(Data listing)
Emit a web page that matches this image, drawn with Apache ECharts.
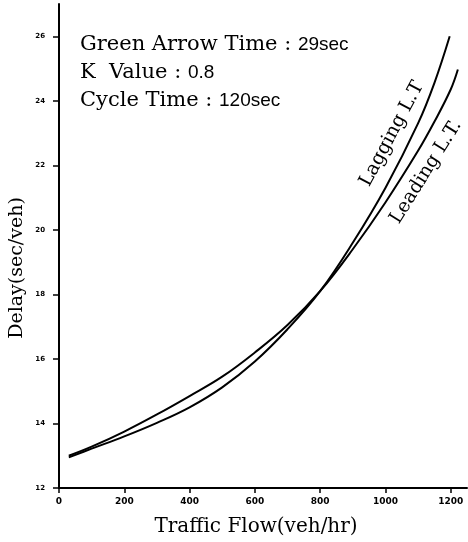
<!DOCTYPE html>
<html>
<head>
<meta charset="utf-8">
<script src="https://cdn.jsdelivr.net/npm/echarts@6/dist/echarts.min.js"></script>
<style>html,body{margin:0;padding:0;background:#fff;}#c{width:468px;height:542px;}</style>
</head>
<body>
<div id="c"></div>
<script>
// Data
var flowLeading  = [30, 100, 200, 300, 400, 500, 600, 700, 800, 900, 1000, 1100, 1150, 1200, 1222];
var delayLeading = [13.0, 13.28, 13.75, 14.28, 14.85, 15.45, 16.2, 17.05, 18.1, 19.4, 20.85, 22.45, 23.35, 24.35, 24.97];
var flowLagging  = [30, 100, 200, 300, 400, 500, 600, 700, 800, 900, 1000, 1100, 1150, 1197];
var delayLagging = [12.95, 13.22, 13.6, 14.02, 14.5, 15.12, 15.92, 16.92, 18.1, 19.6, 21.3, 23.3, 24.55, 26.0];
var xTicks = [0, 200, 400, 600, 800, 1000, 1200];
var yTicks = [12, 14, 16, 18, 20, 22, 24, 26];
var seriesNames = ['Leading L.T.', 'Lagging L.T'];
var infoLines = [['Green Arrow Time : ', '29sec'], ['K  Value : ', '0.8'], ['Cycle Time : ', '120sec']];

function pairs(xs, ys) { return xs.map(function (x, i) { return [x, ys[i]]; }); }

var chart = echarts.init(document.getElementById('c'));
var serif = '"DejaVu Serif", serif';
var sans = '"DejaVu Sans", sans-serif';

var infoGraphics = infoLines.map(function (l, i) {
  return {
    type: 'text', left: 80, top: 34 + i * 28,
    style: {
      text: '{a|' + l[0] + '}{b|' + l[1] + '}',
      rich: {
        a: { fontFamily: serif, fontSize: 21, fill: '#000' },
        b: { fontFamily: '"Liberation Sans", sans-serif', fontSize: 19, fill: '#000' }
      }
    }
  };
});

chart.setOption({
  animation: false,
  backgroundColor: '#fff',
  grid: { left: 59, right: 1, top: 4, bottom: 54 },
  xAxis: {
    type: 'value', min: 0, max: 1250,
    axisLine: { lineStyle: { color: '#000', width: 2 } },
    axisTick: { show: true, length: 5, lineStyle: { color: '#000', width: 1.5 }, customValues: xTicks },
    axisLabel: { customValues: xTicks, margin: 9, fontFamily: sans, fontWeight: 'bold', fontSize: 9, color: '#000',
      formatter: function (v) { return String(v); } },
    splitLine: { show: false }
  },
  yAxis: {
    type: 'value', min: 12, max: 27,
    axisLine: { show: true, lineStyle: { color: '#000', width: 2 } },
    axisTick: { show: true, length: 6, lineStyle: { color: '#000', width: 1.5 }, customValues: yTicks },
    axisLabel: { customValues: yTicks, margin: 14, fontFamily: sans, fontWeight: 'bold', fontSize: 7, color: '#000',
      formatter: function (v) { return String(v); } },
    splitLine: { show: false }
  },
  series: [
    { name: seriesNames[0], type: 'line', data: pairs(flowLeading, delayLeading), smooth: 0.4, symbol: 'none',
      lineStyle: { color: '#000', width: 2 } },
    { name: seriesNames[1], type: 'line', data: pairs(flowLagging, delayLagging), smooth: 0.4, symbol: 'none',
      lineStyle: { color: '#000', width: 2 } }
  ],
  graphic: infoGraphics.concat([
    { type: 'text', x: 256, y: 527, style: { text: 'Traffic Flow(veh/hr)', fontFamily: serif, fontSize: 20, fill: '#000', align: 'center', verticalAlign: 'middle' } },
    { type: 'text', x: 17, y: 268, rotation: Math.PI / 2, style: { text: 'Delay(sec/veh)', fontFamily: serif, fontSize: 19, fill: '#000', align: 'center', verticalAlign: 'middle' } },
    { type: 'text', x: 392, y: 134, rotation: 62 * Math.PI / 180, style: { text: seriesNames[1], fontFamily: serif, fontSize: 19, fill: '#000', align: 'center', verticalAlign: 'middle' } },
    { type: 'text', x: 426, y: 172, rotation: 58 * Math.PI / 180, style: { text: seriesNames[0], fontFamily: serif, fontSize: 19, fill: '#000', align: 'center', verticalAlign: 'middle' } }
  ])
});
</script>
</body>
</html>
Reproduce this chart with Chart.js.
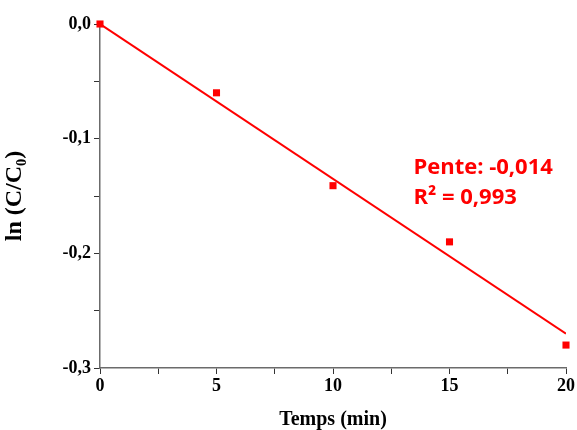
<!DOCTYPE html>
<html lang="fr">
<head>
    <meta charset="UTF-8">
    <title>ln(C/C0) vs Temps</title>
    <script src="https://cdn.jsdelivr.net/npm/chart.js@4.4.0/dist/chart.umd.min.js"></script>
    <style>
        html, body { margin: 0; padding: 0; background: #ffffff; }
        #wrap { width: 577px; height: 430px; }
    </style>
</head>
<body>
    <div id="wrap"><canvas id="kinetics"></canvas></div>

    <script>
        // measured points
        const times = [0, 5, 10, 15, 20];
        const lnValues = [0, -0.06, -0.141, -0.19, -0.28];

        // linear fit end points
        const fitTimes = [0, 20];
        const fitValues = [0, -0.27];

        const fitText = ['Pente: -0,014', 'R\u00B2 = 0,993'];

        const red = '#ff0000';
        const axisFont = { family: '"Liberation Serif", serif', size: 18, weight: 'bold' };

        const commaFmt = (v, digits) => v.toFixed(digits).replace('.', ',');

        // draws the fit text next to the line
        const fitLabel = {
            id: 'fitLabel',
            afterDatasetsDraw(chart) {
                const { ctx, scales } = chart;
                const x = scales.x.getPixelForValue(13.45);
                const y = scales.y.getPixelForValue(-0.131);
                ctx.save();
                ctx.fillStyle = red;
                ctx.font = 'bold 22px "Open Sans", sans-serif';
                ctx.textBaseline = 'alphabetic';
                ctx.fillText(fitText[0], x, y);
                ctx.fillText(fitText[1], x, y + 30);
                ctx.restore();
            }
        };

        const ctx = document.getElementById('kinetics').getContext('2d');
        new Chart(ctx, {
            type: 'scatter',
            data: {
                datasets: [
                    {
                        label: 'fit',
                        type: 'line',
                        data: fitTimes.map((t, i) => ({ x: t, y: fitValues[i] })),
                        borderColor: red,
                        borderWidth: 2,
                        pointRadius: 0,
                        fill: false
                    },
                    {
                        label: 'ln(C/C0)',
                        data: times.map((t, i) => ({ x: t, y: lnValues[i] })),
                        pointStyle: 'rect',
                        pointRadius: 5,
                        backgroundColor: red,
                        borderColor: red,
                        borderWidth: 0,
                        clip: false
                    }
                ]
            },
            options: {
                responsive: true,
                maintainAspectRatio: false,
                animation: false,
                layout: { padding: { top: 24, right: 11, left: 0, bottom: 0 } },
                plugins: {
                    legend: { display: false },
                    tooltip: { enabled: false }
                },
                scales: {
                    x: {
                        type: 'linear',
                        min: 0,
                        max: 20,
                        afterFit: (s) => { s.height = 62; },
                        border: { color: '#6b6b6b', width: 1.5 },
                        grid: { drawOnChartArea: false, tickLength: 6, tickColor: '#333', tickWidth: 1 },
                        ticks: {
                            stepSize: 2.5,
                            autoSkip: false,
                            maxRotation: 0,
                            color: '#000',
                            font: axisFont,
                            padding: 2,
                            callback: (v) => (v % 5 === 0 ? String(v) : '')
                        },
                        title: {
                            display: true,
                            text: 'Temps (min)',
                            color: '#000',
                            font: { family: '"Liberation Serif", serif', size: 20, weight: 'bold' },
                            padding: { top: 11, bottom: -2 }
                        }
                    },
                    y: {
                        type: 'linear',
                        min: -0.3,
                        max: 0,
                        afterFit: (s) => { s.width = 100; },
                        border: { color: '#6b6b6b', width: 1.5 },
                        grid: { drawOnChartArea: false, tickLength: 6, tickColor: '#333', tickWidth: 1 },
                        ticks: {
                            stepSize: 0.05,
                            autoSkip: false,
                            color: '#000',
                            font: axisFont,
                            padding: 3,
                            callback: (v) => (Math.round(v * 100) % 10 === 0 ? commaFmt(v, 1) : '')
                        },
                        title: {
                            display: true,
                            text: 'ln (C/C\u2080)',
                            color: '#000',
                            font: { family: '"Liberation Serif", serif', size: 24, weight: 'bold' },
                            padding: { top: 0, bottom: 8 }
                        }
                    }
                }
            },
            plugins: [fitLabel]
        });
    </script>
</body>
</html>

What this task involves »
Pictures do not belong in the copy. Reproduce exactly the lines from the one with "Reproduce this chart with Chart.js." to the one with "18, weight: 'bold'", both lines included.

Finished answer »
Reproduce this chart with Chart.js.
<!DOCTYPE html>
<html lang="fr">
<head>
    <meta charset="UTF-8">
    <title>ln(C/C0) vs Temps</title>
    <script src="https://cdn.jsdelivr.net/npm/chart.js@4.4.0/dist/chart.umd.min.js"></script>
    <style>
        html, body { margin: 0; padding: 0; background: #ffffff; }
        #wrap { width: 577px; height: 430px; }
    </style>
</head>
<body>
    <div id="wrap"><canvas id="kinetics"></canvas></div>

    <script>
        // measured points
        const times = [0, 5, 10, 15, 20];
        const lnValues = [0, -0.06, -0.141, -0.19, -0.28];

        // linear fit end points
        const fitTimes = [0, 20];
        const fitValues = [0, -0.27];

        const fitText = ['Pente: -0,014', 'R\u00B2 = 0,993'];

        const red = '#ff0000';
        const axisFont = { family: '"Liberation Serif", serif', size: 18, weight: 'bold' };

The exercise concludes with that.